What's that? Am I saying that I believe it highly likely that Indurain doped? Yes, I believe he most likely did, though that is merely my opinion and I have no direct knowledge of any illicit activities on the part of the man from Pamplona. But, his Tour pedigree is as suspicious as Riis's, and its elevation dovetails with the introduction of EPO into the European peloton:
1985: Withdrew, 4th stage
1986: Withdrew, 8th stage
1987: 97th
1988: 47th
1989: 17th
1990: 10th
1990: 1st
Banesto's own Thomas Davy
testified under oath that during his tenure with the squad (1995-6), there was an organized doping program that included EPO. "In Banesto," he said, "There was a system of doping with medical supervision." Clearly that is not a charge or accusation against Indurain, but it's hard-to-ignore circumstantial evidence.
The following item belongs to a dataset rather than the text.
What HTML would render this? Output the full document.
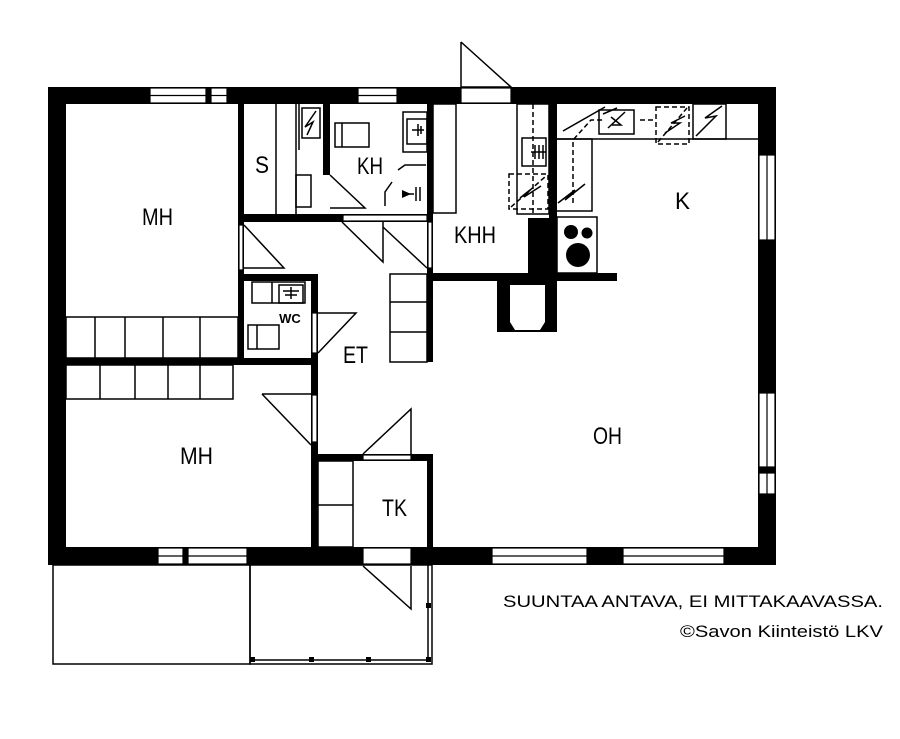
<!DOCTYPE html>
<html><head><meta charset="utf-8"><style>html,body{margin:0;padding:0;background:#fff}svg{display:block}</style></head>
<body>
<svg width="900" height="739" viewBox="0 0 900 739" xmlns="http://www.w3.org/2000/svg" font-family="Liberation Sans, sans-serif">
<rect width="900" height="739" fill="#fff"/>
<g fill="#000">
<rect x="48" y="87" width="728" height="17"/>
<rect x="48" y="87" width="18" height="478"/>
<rect x="758" y="87" width="18" height="478"/>
<rect x="48" y="547" width="728" height="18"/>
<rect x="238" y="104" width="6" height="261"/>
<rect x="238" y="214" width="195" height="8"/>
<rect x="323" y="104" width="7" height="71"/>
<rect x="427" y="104" width="6" height="258"/>
<rect x="433" y="273" width="184" height="8"/>
<rect x="528" y="218" width="29" height="63"/>
<rect x="549" y="104" width="8" height="114"/>
<rect x="497" y="281" width="60" height="51"/>
<rect x="238" y="274" width="80" height="7"/>
<rect x="311" y="274" width="7" height="273"/>
<rect x="66" y="358" width="252" height="7"/>
<rect x="311" y="454" width="122" height="7"/>
<rect x="427" y="454" width="6" height="93"/>
</g>
<polygon points="510,285 545,285 545,322 540,330 515,330 510,322" fill="#fff"/>
<g fill="#fff" stroke="#000" stroke-width="1.2">
<rect x="150" y="88" width="56" height="15"/><line x1="150" y1="95.5" x2="206" y2="95.5"/>
<rect x="211" y="88" width="16" height="15"/><line x1="211" y1="95.5" x2="227" y2="95.5"/>
<rect x="358" y="88" width="39" height="15"/><line x1="358" y1="95.5" x2="397" y2="95.5"/>
<rect x="461" y="88" width="50" height="15"/>
<rect x="759" y="155" width="16" height="85"/><line x1="767" y1="155" x2="767" y2="240"/>
<rect x="759" y="393" width="16" height="74"/><line x1="767" y1="393" x2="767" y2="467"/>
<rect x="759" y="473" width="16" height="21"/><line x1="767" y1="473" x2="767" y2="494"/>
<rect x="492" y="548" width="95" height="16"/><line x1="492" y1="556" x2="587" y2="556"/>
<rect x="623" y="548" width="101" height="16"/><line x1="623" y1="556" x2="724" y2="556"/>
<rect x="158" y="548" width="25" height="16"/><line x1="158" y1="556" x2="183" y2="556"/>
<rect x="188" y="548" width="59" height="16"/><line x1="188" y1="556" x2="247" y2="556"/>
<rect x="363" y="548" width="48" height="16"/>
<rect x="239" y="225" width="4" height="45"/>
<rect x="343" y="215" width="84" height="6"/>
<rect x="428" y="222" width="4" height="46"/>
<rect x="312" y="313" width="5" height="40"/>
<rect x="312" y="395" width="5" height="47"/>
<rect x="363" y="455" width="48" height="5"/>
</g>
<g fill="none" stroke="#000" stroke-width="1.5">
<polyline points="461,42 461,87 511,87 461,42"/>
<polyline points="363,566 411,609 411,566"/>
<polyline points="244,225 284,268 244,268"/>
<polyline points="342,222 383,262 383,222"/>
<polyline points="383,227 427,268"/>
<polyline points="330,175 365,208 330,208"/>
<polyline points="318,353 356,313 318,313"/>
<polyline points="262,394 311,394"/><line x1="262" y1="394" x2="311" y2="445"/>
<polyline points="363,454 411,409 411,454"/>
<path d="M398 170 L405 165 L426 165"/><path d="M385 206 L385 192 L392 182"/>
<rect x="66" y="317" width="172" height="41"/>
<line x1="95" y1="317" x2="95" y2="358"/><line x1="125" y1="317" x2="125" y2="358"/><line x1="163" y1="317" x2="163" y2="358"/><line x1="200" y1="317" x2="200" y2="358"/>
<rect x="66" y="365" width="167" height="34"/>
<line x1="100" y1="365" x2="100" y2="399"/><line x1="135" y1="365" x2="135" y2="399"/><line x1="168" y1="365" x2="168" y2="399"/><line x1="200" y1="365" x2="200" y2="399"/>
<rect x="390" y="274" width="37" height="88"/>
<line x1="390" y1="302" x2="427" y2="302"/><line x1="390" y1="332" x2="427" y2="332"/>
<rect x="433" y="104" width="23" height="109"/>
<rect x="517" y="104" width="32" height="110"/>
<rect x="318" y="461" width="35" height="86"/><line x1="318" y1="505" x2="353" y2="505"/>
<line x1="276" y1="104" x2="276" y2="214"/><line x1="296" y1="104" x2="296" y2="214"/><line x1="299" y1="104" x2="299" y2="150"/>
<rect x="302" y="108" width="18" height="30"/><path d="M316 111 L305 127 L313 122 L307 135"/>
<rect x="296" y="175" width="15" height="32"/>
<rect x="335" y="123" width="34" height="24"/><line x1="342" y1="123" x2="342" y2="147"/>
<rect x="403" y="112" width="24" height="40"/><rect x="407" y="119" width="20" height="25"/>
<path d="M412 130 L424 130 M418 124 L418 136 M421 126 L421 134"/>
<path d="M402 194 L414 194 M416 187 L416 201 M420 187 L420 201"/>
<rect x="252" y="282" width="53" height="21"/><line x1="272" y1="282" x2="272" y2="303"/>
<rect x="279" y="285" width="24" height="18"/><path d="M283 291 L299 291 M291 287 L291 299 M285 295 L297 295"/>
<rect x="248" y="325" width="31" height="24"/><line x1="257" y1="325" x2="257" y2="349"/>
<rect x="522" y="138" width="24" height="28"/><path d="M531 152 L546 152 M535 145 L535 159 M539 145 L539 159 M543 145 L543 159"/>
<polyline points="557,139 592,139 592,211 557,211"/>
<line x1="557" y1="139" x2="758" y2="139"/>
<rect x="693" y="104" width="33" height="35"/>
<path d="M722 106 L705 118 L716 116 L696 136"/>
<rect x="557" y="217" width="40" height="56"/>
<path d="M558 203 L575 190 L565 200 L585 184"/>
<path d="M563 131 L605 107 M603 114 L617 108"/>
<rect x="53" y="565" width="197" height="99"/>
<rect x="250" y="565" width="182" height="99"/>
<line x1="428" y1="565" x2="428" y2="660"/><line x1="250" y1="660" x2="428" y2="660"/>
</g>
<g fill="none" stroke="#000" stroke-width="1.5" stroke-dasharray="5,3">
<line x1="533" y1="104" x2="533" y2="214"/>
<rect x="509" y="174" width="39" height="35"/>
<polyline points="573,203 573,140 591,120 603,120"/>
<line x1="640" y1="120" x2="656" y2="120"/>
<rect x="656" y="107" width="33" height="37"/>
<path d="M511 207 L546 176"/><path d="M658 142 L687 108"/>
</g>
<g fill="none" stroke="#000" stroke-width="1.5">
<rect x="599" y="110" width="35" height="24"/>
<path d="M608 128 L625 112 M611 117 L621 125 L612 125"/>
<path d="M520 198 L530 190 L524 197 L541 186"/>
<path d="M665 133 L680 123 L671 123 L685 116"/>
</g>
<g fill="#000">
<circle cx="571" cy="232" r="7"/><circle cx="587" cy="233" r="5.5"/><circle cx="578" cy="255" r="12"/>
<polygon points="402,190 411,194 402,198"/>
<rect x="309" y="657" width="5" height="5"/><rect x="366" y="657" width="5" height="5"/><rect x="426" y="603" width="5" height="5"/><rect x="426" y="657" width="5" height="5"/><rect x="250" y="657" width="5" height="5"/>
</g>
<g font-size="24" fill="#000">
<text x="142" y="225" textLength="31" lengthAdjust="spacingAndGlyphs">MH</text>
<text x="255" y="173" textLength="14" lengthAdjust="spacingAndGlyphs">S</text>
<text x="357" y="174" textLength="26" lengthAdjust="spacingAndGlyphs">KH</text>
<text x="454" y="243" textLength="42" lengthAdjust="spacingAndGlyphs">KHH</text>
<text x="675" y="209" textLength="15" lengthAdjust="spacingAndGlyphs">K</text>
<text x="343" y="363" textLength="25" lengthAdjust="spacingAndGlyphs">ET</text>
<text x="180" y="464" textLength="33" lengthAdjust="spacingAndGlyphs">MH</text>
<text x="593" y="444" textLength="29" lengthAdjust="spacingAndGlyphs">OH</text>
<text x="382" y="516" textLength="25" lengthAdjust="spacingAndGlyphs">TK</text>
</g>
<text x="290" y="323" font-size="13" font-weight="bold" text-anchor="middle">WC</text>
<g font-size="17" fill="#000">
<text x="503" y="607" textLength="380" lengthAdjust="spacingAndGlyphs">SUUNTAA ANTAVA, EI MITTAKAAVASSA.</text>
<text x="680" y="637" textLength="203" lengthAdjust="spacingAndGlyphs">©Savon Kiinteistö LKV</text>
</g>
</svg>
</body></html>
Paradoxically, Jan Ullrich, confirmed as a client of Operation Puerto's Dr. Fuentes through the
DNA matching of nine bags of stored blood, may have been a LeMond-like natural talent, but he had the misfortune (from the perspective of one who might value the opportunity to compete, and win, in professional cycling without having to manipulate one's own blood) to enter the pro ranks at the height of the EPO epidemic, and to debut in the Tour in 1996 at the side of an incredibly-successful doper, while later having to compete against
the most successful doping cyclist of all-time: L.A.
[Funny aside: I didn't know that
The Onion weighed-in on Ullrich's trust issues with blood.]
At 1993, at age 19, Ullrich won the World Championship as an amateur (you should watch the finish
here - I'd never seen the footage before, either...probably the best quote by a commentator that I've ever heard:
"He's got a teammate up in front so why the hell should he work at all?!" - regarding a Latvian in the break with Ullrich and several others).
Jan was
3rd in the time trial at World's in '94 behind Chris Boardman and the thoroughly anonymous
Andrea Chiurato of Italy.
In 1995, while still only a 21 year-old, Ullrich became the elite German national time trial champion. That's
elite, not U23...
From 1996 onward, well, it's all history (and innuendo, accusation, claim, counter-claim, denial, blah blah blah...)
LeMond = clean, dope-free, natural talent and class
L.A. = naturally talented professional cyclist and apparent sociopath, so motivated to win the Tour de France and enshrine himself in the pantheon of cycling greats at the expense of his competitors - and compatriots - that he
purportedly threatened to generate false accusations of EPO-use against Greg LeMond in order to stanch his criticism of the Texan's association with Dr. Michele Ferrari - accused by Filippo Simeoni of managing his doping program.
I'll give L.A. credit for protecting himself by linking the fortunes of so many individuals and organizations to his own fate, thereby creating a determined network of defenders. Someone in his inner circle will break the omertà eventually, however, and he'll be a big enough name not to be marginalized.